A large network of undersea telecommunications cables crisscrosses the planet under the water and on land. The cables carry data all around the world, and many of them are owned by Amazon, Facebook, Google, and Microsoft. A team of researchers from UC Berkeley, Berkeley Lab, the Monterey Bay Aquarium, and Rice University has described an experiment that turned 20km of undersea fiber-optic cable into the equivalent of 10,000 seismic stations.
The experiment spanned four days in the Monterey Bay, and the team says that they recorded a 3.5 magnitude quake and seismic scattering from underwater fault zones. The team had previously tested the technique with fiber-optic cables on land. The hope is that the cables could be used to give much-needed data on quakes that occur under the seas where few seismic stations exist.
Researchers say that there is a huge need for seafloor seismology. They note that even if the instrumentation only covers the first 50km from the shore, the array would be beneficial. The team used 20km of the permanent cable that leads to the Monterey Accelerated Research Systems node that was laid in 2009 while it was offline for maintenance in March 2018.
The ultimate goal of the research is to be able to use the dense fiber-optic networks around the world on both land and sea to measure the Earth’s movement. This would allow earthquake monitoring in regions that don’t have expensive ground stations. The technique uses Distributed Acoustic Sensing.

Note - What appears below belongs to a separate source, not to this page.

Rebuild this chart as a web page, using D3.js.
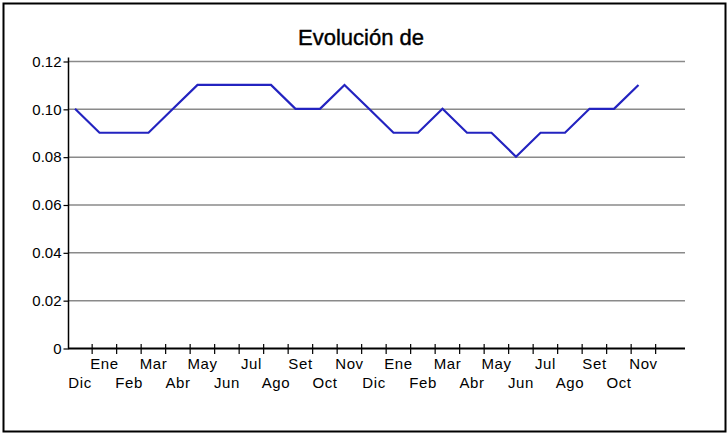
<!DOCTYPE html>
<html><head><meta charset="utf-8">
<script src="https://cdn.jsdelivr.net/npm/d3@7"></script>
<style>body{margin:0;background:#fff}</style>
</head><body>
<script>
const months = ["Dic","Ene","Feb","Mar","Abr","May","Jun","Jul","Ago","Set","Oct","Nov","Dic","Ene","Feb","Mar","Abr","May","Jun","Jul","Ago","Set","Oct","Nov"];
const values = [0.10,0.09,0.09,0.09,0.10,0.11,0.11,0.11,0.11,0.10,0.10,0.11,0.10,0.09,0.09,0.10,0.09,0.09,0.08,0.09,0.09,0.10,0.10,0.11];
const yTicks = [0,0.02,0.04,0.06,0.08,0.10,0.12];
const title = "Evolución de";

(function(){
const W = 728, H = 434;
const svg = d3.select("body").append("svg").attr("width", W).attr("height", H);
svg.append("rect").attr("x",3.5).attr("y",3.5).attr("width",722).attr("height",428)
  .attr("fill","#fff").attr("stroke","#000").attr("stroke-width",2);

const font = "'Liberation Sans',Arial,sans-serif";
const mL = 68, mR = 685, mT = 61, mB = 348;
const x = d3.scalePoint().domain(d3.range(months.length)).range([75, 638.5]);
const step = x.step();
const y = d3.scaleLinear().domain([0, 0.12]).range([mB, mT]);

// gridlines
svg.append("g").selectAll("line").data(yTicks.filter(d=>d>0)).join("line")
  .attr("x1", mL).attr("x2", mR).attr("y1", d=>y(d)+0.5).attr("y2", d=>y(d)+0.5)
  .attr("stroke","#8a8a8a").attr("stroke-width",1.5);

// y axis
const yAxis = d3.axisLeft(y).tickValues(yTicks).tickSize(5).tickPadding(2)
  .tickFormat(d => d === 0 ? "0" : d3.format(".2f")(d));
const gy = svg.append("g").attr("transform", `translate(${mL+0.5},0.5)`).call(yAxis);
gy.select(".domain").attr("stroke","#000").attr("stroke-width",1.5).attr("d", `M0,${mT-4}V${mB}`);
gy.selectAll(".tick line").attr("stroke","#000").attr("stroke-width",1.2);
gy.selectAll(".tick text").attr("font-family", font).attr("font-size", 15).attr("fill","#000");

// x axis line
svg.append("line").attr("x1", mL).attr("x2", mR).attr("y1", mB+0.5).attr("y2", mB+0.5)
  .attr("stroke","#000").attr("stroke-width",2);
// x ticks
svg.append("g").selectAll("line").data(d3.range(months.length)).join("line")
  .attr("x1", i => x(i) + step*0.7).attr("x2", i => x(i) + step*0.7)
  .attr("y1", mB-4).attr("y2", mB+6)
  .attr("stroke","#000").attr("stroke-width",1.2);
// x labels
svg.append("g").selectAll("text").data(months).join("text")
  .attr("x", (d,i) => x(i) + 5)
  .attr("y", (d,i) => i % 2 === 1 ? mB + 21 : mB + 40)
  .attr("text-anchor","middle").attr("font-family", font).attr("font-size", 15)
  .attr("letter-spacing", 0.6).attr("fill","#000")
  .text(d => d);

// line
const line = d3.line().x((d,i)=>x(i)).y(d=>y(d));
svg.append("path").datum(values).attr("d", line).attr("fill","none")
  .attr("stroke","#2323c0").attr("stroke-width",2.2).attr("stroke-linejoin","miter");

// title
svg.append("text").attr("x", 361).attr("y", 45).attr("text-anchor","middle")
  .attr("font-family", font).attr("font-size",22).attr("fill","#000")
  .attr("stroke","#000").attr("stroke-width",0.4)
  .text(title);
})();
</script>
</body></html>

It uses a photonic device to send short pulses of laser light down the cable and detects backscattering that is created by strain in the cable caused by stretching. The team can measure the backscatter every 6 feet turning the 20km cable into 10,000 motion sensors. One scientist says the beauty of the system is that “You just walk out to the site and connect the instrument to the end of the fiber,” turning the cable into seismometers.